What is required
Print, word for word, the opening line of the data below and every line after it through the line that contains "const pHAxisRange = [6, 7.5, 0.5];", but not the pictures.

___ Collected data ___

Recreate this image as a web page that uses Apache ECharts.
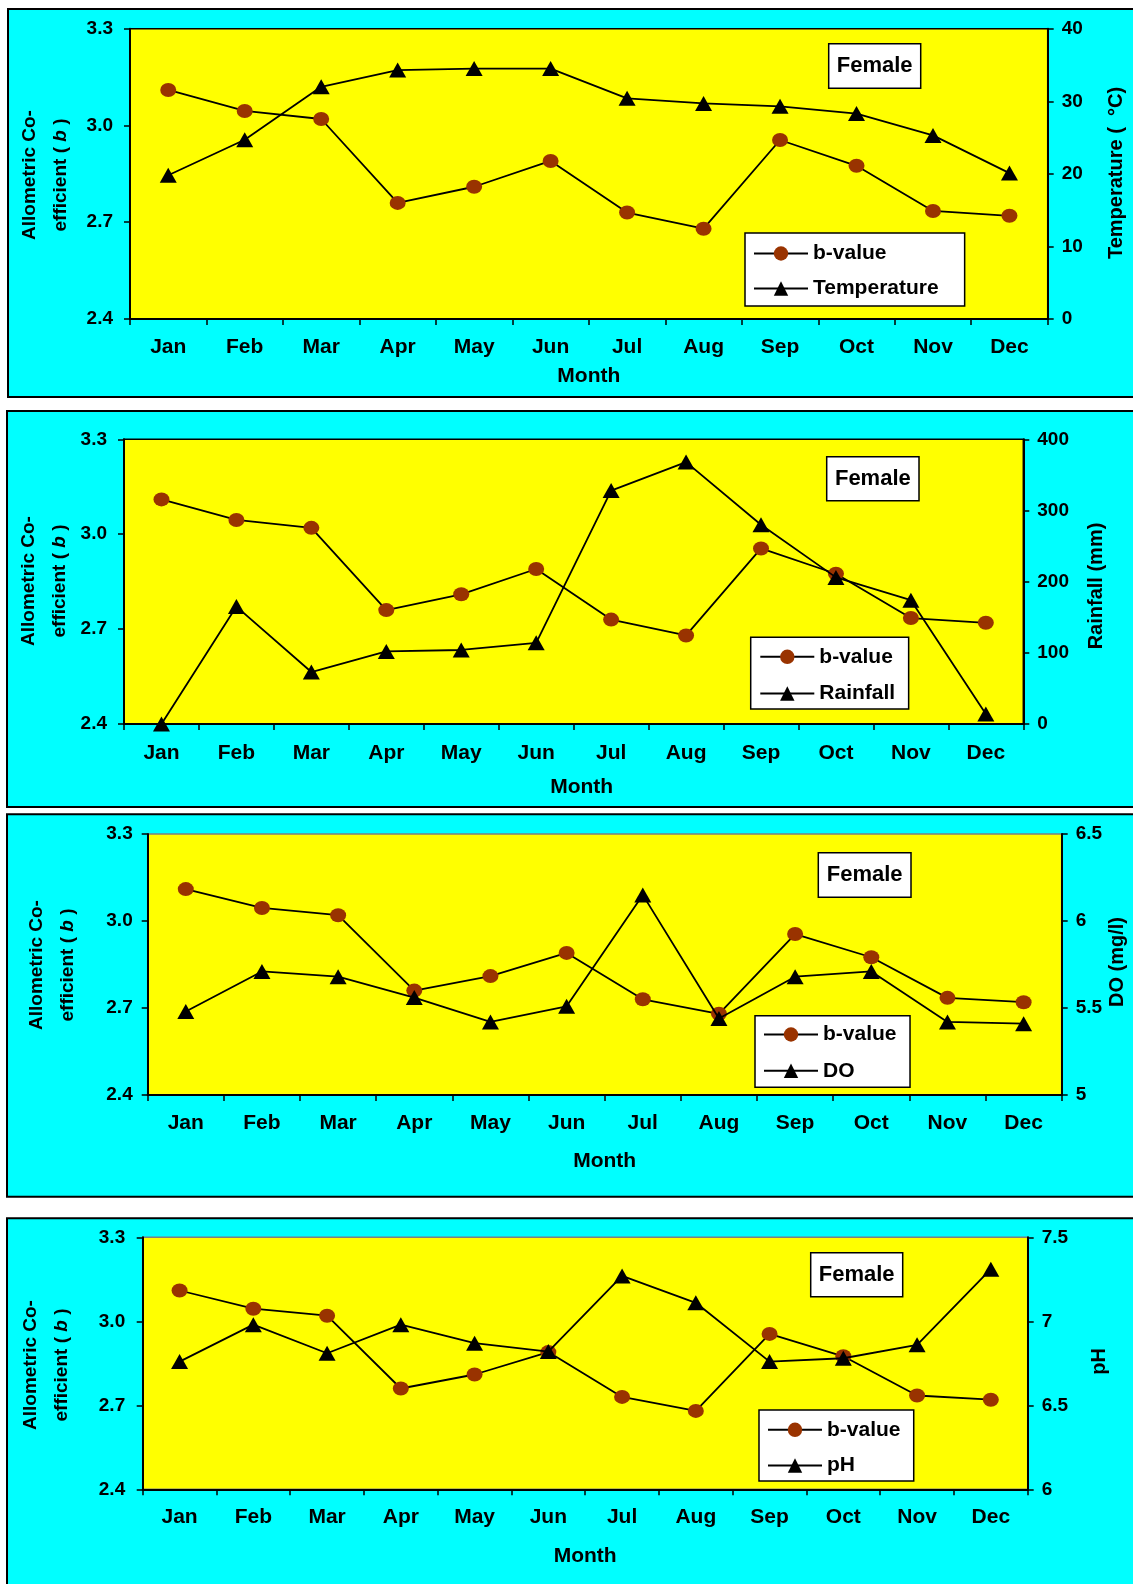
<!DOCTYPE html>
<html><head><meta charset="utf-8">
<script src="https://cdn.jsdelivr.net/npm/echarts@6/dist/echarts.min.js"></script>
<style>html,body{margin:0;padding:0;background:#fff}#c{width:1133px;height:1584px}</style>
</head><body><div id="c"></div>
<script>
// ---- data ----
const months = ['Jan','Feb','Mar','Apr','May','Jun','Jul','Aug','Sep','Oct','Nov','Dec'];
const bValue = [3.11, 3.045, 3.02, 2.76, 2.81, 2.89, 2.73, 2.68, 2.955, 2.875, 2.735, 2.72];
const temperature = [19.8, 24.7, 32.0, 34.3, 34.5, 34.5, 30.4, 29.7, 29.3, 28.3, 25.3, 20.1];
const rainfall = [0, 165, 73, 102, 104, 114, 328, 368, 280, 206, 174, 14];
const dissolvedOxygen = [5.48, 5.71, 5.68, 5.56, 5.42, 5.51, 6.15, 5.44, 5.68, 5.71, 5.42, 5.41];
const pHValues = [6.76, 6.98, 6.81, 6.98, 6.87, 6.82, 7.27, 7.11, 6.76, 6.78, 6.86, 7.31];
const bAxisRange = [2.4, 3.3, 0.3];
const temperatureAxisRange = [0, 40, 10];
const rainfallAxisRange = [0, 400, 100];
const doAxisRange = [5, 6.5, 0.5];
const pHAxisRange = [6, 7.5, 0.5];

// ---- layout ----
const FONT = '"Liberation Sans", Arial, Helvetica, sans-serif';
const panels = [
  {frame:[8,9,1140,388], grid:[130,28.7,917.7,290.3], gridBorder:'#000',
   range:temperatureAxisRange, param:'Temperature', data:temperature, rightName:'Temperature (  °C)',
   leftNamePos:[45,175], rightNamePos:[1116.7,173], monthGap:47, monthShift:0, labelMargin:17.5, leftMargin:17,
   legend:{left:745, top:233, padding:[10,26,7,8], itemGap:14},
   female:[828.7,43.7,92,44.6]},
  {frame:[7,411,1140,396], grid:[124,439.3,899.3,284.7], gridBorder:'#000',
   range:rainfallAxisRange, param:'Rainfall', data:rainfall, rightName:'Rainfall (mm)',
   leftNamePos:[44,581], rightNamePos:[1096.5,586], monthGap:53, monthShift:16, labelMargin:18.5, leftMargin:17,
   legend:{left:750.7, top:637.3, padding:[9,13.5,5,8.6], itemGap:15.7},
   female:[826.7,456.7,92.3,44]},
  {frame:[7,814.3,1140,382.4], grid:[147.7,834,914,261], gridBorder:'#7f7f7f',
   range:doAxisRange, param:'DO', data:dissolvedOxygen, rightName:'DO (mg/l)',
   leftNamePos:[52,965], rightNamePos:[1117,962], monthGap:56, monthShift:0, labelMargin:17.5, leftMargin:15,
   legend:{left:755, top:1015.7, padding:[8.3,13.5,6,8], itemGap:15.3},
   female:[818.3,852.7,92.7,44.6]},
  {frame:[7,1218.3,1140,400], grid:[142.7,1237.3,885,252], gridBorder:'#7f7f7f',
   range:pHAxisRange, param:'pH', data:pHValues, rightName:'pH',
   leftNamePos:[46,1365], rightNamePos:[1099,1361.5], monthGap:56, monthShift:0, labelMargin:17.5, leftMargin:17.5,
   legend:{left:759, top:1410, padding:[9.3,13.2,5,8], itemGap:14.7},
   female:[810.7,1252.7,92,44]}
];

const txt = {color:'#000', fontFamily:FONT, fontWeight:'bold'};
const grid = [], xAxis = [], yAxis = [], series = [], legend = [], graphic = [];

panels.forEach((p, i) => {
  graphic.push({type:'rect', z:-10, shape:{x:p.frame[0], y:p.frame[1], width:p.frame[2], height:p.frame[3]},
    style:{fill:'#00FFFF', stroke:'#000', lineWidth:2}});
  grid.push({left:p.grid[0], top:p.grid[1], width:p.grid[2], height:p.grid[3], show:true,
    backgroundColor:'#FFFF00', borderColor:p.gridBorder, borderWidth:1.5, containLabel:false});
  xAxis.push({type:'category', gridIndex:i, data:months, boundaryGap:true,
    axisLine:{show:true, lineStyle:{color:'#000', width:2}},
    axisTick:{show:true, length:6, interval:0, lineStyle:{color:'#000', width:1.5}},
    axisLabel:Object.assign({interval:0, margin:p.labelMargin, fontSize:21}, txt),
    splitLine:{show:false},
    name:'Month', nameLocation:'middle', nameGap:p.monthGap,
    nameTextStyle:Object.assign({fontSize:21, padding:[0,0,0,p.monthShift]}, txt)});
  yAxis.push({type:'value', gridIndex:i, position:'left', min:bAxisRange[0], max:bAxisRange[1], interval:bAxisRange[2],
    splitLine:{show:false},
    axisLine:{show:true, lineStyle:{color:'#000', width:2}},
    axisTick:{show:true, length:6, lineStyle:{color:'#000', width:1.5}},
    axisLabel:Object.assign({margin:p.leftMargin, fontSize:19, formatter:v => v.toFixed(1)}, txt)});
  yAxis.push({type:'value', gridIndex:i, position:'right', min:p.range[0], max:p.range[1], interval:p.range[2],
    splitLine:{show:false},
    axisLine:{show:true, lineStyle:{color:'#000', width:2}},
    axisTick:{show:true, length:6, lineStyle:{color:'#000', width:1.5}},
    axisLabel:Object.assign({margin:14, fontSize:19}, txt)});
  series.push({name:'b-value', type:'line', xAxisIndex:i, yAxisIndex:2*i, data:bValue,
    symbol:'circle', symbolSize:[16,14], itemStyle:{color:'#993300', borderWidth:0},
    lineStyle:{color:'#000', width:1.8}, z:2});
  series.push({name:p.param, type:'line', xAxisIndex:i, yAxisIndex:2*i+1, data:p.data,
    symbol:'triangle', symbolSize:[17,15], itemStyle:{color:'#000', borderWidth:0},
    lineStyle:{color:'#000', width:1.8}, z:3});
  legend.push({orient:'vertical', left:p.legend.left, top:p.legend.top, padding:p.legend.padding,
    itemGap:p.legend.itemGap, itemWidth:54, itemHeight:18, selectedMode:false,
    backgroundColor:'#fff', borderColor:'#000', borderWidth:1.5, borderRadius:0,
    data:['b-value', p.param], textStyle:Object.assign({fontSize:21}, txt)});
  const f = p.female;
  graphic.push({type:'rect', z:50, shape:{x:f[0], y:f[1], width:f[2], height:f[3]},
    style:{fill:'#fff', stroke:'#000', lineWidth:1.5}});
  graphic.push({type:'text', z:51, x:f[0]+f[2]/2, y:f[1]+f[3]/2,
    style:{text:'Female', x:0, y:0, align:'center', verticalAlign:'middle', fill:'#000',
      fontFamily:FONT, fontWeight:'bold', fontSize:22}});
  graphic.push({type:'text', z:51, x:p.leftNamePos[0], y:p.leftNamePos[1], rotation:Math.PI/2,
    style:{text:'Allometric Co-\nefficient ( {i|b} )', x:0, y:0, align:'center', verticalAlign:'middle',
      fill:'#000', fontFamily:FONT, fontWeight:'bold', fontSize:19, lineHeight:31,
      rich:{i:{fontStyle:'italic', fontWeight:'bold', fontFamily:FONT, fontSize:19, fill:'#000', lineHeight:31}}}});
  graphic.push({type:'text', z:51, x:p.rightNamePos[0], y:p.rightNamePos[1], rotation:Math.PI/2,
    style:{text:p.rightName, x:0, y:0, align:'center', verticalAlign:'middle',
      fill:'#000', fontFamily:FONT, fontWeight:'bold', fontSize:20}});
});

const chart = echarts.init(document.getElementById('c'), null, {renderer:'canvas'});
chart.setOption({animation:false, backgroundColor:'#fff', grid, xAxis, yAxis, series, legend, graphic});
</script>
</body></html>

___

Reply
Recreate this image as a web page that uses Apache ECharts.
<!DOCTYPE html>
<html><head><meta charset="utf-8">
<script src="https://cdn.jsdelivr.net/npm/echarts@6/dist/echarts.min.js"></script>
<style>html,body{margin:0;padding:0;background:#fff}#c{width:1133px;height:1584px}</style>
</head><body><div id="c"></div>
<script>
// ---- data ----
const months = ['Jan','Feb','Mar','Apr','May','Jun','Jul','Aug','Sep','Oct','Nov','Dec'];
const bValue = [3.11, 3.045, 3.02, 2.76, 2.81, 2.89, 2.73, 2.68, 2.955, 2.875, 2.735, 2.72];
const temperature = [19.8, 24.7, 32.0, 34.3, 34.5, 34.5, 30.4, 29.7, 29.3, 28.3, 25.3, 20.1];
const rainfall = [0, 165, 73, 102, 104, 114, 328, 368, 280, 206, 174, 14];
const dissolvedOxygen = [5.48, 5.71, 5.68, 5.56, 5.42, 5.51, 6.15, 5.44, 5.68, 5.71, 5.42, 5.41];
const pHValues = [6.76, 6.98, 6.81, 6.98, 6.87, 6.82, 7.27, 7.11, 6.76, 6.78, 6.86, 7.31];
const bAxisRange = [2.4, 3.3, 0.3];
const temperatureAxisRange = [0, 40, 10];
const rainfallAxisRange = [0, 400, 100];
const doAxisRange = [5, 6.5, 0.5];
const pHAxisRange = [6, 7.5, 0.5];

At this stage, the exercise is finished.